You're reading: Prosecutor summons Tymoshenko

Ukrainian ex-prime minister Yulia Tymoshenko, the main opponent of President Viktor Yanukovych, has been called into the state prosecutor's office for questioning on Thursday, her aides said.

"The Prosecutor General has heightened its political terror against the opposition Batkivshchina political party," a statement issued by her press service said.

It said Yanukovich, who beat Tymoshenko for the presidency last February, had told the prosecutor general to step up action against the opposition and "destroy" her Batkivshchina party.

Political tension is rising over the fate of a proposed new tax reform plan which has brought thousands of small business owners out on to the streets in protest.

Tymoshenko, with other leaders from the fragmented opposition, has sought to capitalise on the situation by siding with the protesters and denouncing the proposed new tax code.

Yanukovich has vetoed an initial draft of the code. A new version comes up for discussion in parliament on Friday.

Tymoshenko says she and her allies are the victims of a witch-hunt and that the Yanukovich camp is trying to neutralise her as a political force.

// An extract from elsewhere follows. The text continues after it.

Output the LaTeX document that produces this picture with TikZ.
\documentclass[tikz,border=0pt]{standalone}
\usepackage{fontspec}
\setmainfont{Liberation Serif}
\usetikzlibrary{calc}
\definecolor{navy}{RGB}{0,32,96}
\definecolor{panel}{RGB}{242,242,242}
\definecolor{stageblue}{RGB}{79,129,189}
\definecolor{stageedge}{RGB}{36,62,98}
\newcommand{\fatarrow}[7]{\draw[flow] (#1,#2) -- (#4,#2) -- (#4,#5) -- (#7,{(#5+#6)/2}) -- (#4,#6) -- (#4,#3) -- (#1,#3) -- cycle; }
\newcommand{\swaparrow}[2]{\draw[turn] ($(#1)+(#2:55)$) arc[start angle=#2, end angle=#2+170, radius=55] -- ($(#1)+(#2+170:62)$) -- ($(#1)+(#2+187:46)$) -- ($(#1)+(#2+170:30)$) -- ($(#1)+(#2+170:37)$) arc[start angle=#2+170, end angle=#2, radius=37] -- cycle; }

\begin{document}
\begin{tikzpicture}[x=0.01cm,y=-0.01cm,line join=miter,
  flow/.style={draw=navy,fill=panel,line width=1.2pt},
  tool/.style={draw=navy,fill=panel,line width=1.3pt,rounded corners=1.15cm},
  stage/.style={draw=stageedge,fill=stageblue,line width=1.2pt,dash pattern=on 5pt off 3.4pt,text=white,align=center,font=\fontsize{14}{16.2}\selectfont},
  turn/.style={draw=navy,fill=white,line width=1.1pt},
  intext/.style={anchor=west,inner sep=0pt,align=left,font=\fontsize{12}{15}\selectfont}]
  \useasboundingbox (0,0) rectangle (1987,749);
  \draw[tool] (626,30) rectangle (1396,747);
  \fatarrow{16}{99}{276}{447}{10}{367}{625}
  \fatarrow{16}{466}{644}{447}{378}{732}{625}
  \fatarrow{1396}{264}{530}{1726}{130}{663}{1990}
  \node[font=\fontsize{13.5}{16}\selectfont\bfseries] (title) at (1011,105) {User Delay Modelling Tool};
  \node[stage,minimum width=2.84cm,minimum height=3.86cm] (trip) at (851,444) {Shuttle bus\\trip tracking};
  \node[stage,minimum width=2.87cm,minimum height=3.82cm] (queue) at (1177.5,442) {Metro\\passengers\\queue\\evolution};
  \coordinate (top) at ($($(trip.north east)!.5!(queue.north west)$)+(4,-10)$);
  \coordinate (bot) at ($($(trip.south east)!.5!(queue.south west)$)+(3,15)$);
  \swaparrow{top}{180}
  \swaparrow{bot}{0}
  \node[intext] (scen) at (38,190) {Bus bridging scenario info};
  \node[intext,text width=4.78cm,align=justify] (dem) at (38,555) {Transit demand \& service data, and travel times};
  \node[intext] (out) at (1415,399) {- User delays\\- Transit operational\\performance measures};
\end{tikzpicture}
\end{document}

An international audit ordered by the Yanukovych leadership said in mid-October that Tymoshenko’s former government had misappropriated millions of dollars. Her aides dismissed the accusations as a "politically motivated" exercise.

Ukraine’s new state prosecutor is continuing an investigation of Tymoshenko’s ally and former Interior Minister Yuri Lutsenko on accusations of abuse of office and theft.

Two other senior officials in the last government, the former head of customs and the former acting chief executive of state energy firm Naftogaz, were detained earlier this year in what Tymoshenko has described as "political repression."